Search code examples
pythondjangocelerydjango-celerycelerybeat

Celery Best Practice For one Task Kicking off Many Small tasks


I have a novice level of experience with celery. I have written many tasks both scheduled and one off delayed jobs, but that is it.

I am running into an issue where I want to create one task that kicks off 1000s of smaller jobs to mitigate any issues that could arise with queue length and a job the could take hours to complete.

The current application relies on information from external APIs.
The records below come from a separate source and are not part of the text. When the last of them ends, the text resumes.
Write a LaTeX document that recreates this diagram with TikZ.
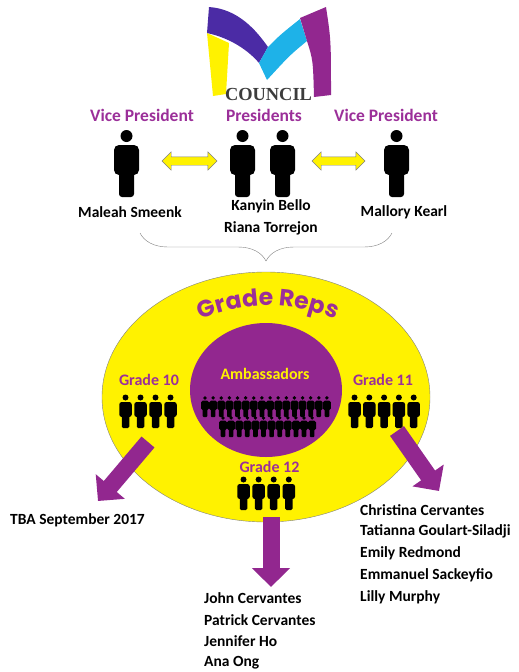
\documentclass[tikz,border=0pt]{standalone}
\usepackage{fontspec}
\setmainfont{Carlito}
\newfontfamily\logofont{Liberation Serif}
\newfontfamily\repsfont{Poppins}
\usetikzlibrary{arrows.meta,shapes.geometric,shapes.arrows,decorations.pathreplacing,decorations.text,positioning}

\definecolor{cpurple}{HTML}{9B2F99}
\definecolor{apurple}{HTML}{92278F}
\definecolor{cyellow}{HTML}{FFF200}
\definecolor{mindigo}{HTML}{4B2BA5}
\definecolor{mcyan}{HTML}{1EB2E8}
\definecolor{councilgray}{HTML}{3C3C3C}

\tikzset{person/.pic = {\begin{scope}[scale=#1]
                          \fill (0,-61) circle (6);
                          \fill[rounded corners=#1*5pt] (-12.5,-22) rectangle (12.5,-52);
                          \fill[rounded corners=#1*3pt] (-7.5,0) rectangle (7.5,-26);
                        \end{scope}},
         pics/person/.default = 1,
         rank/.style = {text=cpurple, font=\fontsize{17.5}{20}\selectfont\bfseries},
         who/.style = {font=\fontsize{15.5}{18}\selectfont\bfseries, inner sep=0pt},
         grade/.style = {text=cpurple, font=\fontsize{16}{18}\selectfont\bfseries},
         link/.style = {double arrow, fill=cyellow, draw=gray, thin,
                        minimum height=#1, minimum width=18pt,
                        double arrow head extend=5pt, inner xsep=0pt, inner ysep=4pt},
         link/.default = 55pt,
         fat/.style = {apurple, line width=17pt, -{Triangle[width=37pt,length=19pt]}}
        }

\begin{document}
\begin{tikzpicture}[x=1pt, y=-1pt]
  \useasboundingbox (0,0) rectangle (519,672);
  % logo
  \fill[cyellow] (207,33) -- (229,43) -- (226,94) -- (213,96) -- cycle;
  \fill[mindigo] (209,7) .. controls (238,9) and (256,30) .. (268,47) -- (259,63)
                 .. controls (248,50) and (230,38) .. (207,33) -- cycle;
  \fill[mcyan] (259,63) -- (268,47) .. controls (280,35) .. (300,19) -- (307,41)
               .. controls (290,55) .. (267,80) -- cycle;
  \fill[apurple] (300,18) -- (326,7) .. controls (331,40) .. (331,95) -- (314,97)
                 .. controls (313,60) .. (307,41) -- cycle;
  \node[font=\logofont\bfseries\fontsize{18.4}{20}\selectfont, text=councilgray] (council) at (268.5,94) {COUNCIL};

  % officers
  \node[rank] (vpl) at (142,115) {Vice President};
  \node[rank] (pres) at (264,115) {Presidents};
  \node[rank] (vpr) at (386,115) {Vice President};
  \pic at (126.5,197) {person=1};
  \pic at (242.5,197) {person=1};
  \pic at (282.5,197) {person=1};
  \pic at (396.5,197) {person=1};
  \node[link=55pt] (al) at (189.5,161) {};
  \node[link=53pt] (ar) at (338.5,161) {};
  \node[who] (maleah) at (130,212) {Maleah Smeenk};
  \node[who] (kanyin) at (271,206) {Kanyin Bello};
  \node[who] (riana) at (271,228) {Riana Torrejon};
  \node[who] (mallory) at (404,212) {Mallory Kearl};
  \coordinate (bl) at (140,233);
  \coordinate (br) at (392,233);
  \draw[gray, decorate, decoration={brace, mirror, amplitude=28pt}] (bl) -- (br);

  % grade reps
  \node[ellipse, draw=gray, fill=cyellow, minimum width=328pt, minimum height=250pt, inner sep=0pt] (reps) at (266,397) {};
  \path[decorate, decoration={text along path, text align=center, text color=cpurple,
        text={|\repsfont\bfseries\fontsize{23.5}{24}\selectfont|Grade Reps}}]
        (184,328) .. controls (236,298) and (300,298) .. (352,328);
  \node[ellipse, fill=apurple, minimum width=152pt, minimum height=134pt, inner sep=0pt] (amb) at (266,390) {};
  \node[grade, text=cyellow] (ambt) at (265,374) {Ambassadors};
  \foreach \x in {0,...,15} \pic at ({205+8.13*\x},417) {person=0.313};
  \foreach \x in {0,...,11} \pic at ({223+8.1*\x},437) {person=0.313};

  \node[grade] (g10) at (149,380) {Grade 10};
  \node[grade] (g11) at (383,380) {Grade 11};
  \node[grade] (g12) at (269.5,467) {Grade 12};
  \foreach \x in {0,...,3} \pic at ({125.5+15*\x},428) {person=0.5};
  \foreach \x in {0,...,4} \pic at ({354.5+14.8*\x},428) {person=0.5};
  \foreach \x in {0,...,3} \pic at ({243.5+15.1*\x},510) {person=0.5};

  % lists
  \node[who, anchor=west] (tba) at (10,520) {TBA September 2017};
  \foreach \n [count=\i from 0] in {John Cervantes, Patrick Cervantes, Jennifer Ho, Ana Ong}
    \node[who, anchor=west] (l12-\i) at (204,{598+21.7*\i}) {\n};
  \foreach \n [count=\i from 0] in {Christina Cervantes, Tatianna Goulart-Siladji, Emily Redmond, Emmanuel Sackeyfio, Lilly Murphy}
    \node[who, anchor=west] (l11-\i) at (360,{510+21.7*\i}) {\n};

  \coordinate (t10) at (148,442);
  \coordinate (h10) at (98,501);
  \coordinate (t11) at (397,431);
  \coordinate (h11) at (439,491);
  \coordinate (t12) at (271,517);
  \coordinate (h12) at (271,587);
  \draw[fat] (t10) -- (h10);
  \draw[fat] (t11) -- (h11);
  \draw[fat] (t12) -- (h12);
\end{tikzpicture}
\end{document}
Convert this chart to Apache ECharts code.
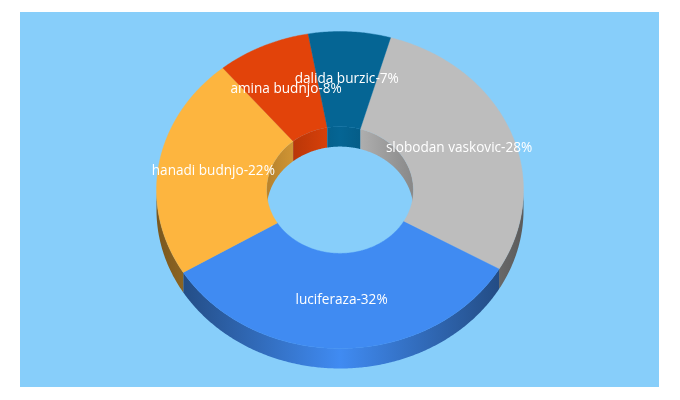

So to speak a user links their account with another service I have integrated, and I want to update the user's information daily with changes on their external account.

I have a scheduled job like this

@app.task() 
def refresh_accounts():
    for account in Account.objects.all():
        response = retrieve_account_info(account_id=account.id)
        account.data = response.data 
        account.save() 

--

What I desire is something like this

@app.task()
def kickoff_refresh():
    for account in Account.objects.all()
        refresh_account.delay(account_id=account.id)

@app.task() 
def refresh_account(account_id=None):
    account = Account.objects.get(id=account_id)
    response = retrieve_account_info(account_id=account.id)
    account.data = response.data 
    account.save()

one approach I was thinking of was having kickoff_refresh and refresh_account in different queues. @app.task(queue=q1), @app.task(queue=q2)... I, however, do not know if there is a better way of doing this. Calling a task inside a task on the same queue seems to be bad practice in celery - https://docs.celeryproject.org/en/latest/userguide/tasks.html#avoid-launching-synchronous-subtasks the task kickoff_refresh would be a periodic task running every several hours.

I would love to hear what works for others. Thanks


Solution

  • from celery import group
    
    
    @app.task()
    def kickoff_refresh(account_id=None):
        job = group(refresh_account.s(account_id=account.id) for account in Account.objects.all())()
    
    @app.task()
    def refresh_account(account_id=None):
        account = Account.objects.get(id=account_id)
        response = retrieve_account_info(account_id=account.id)
        account.data = response.data 
        account.save()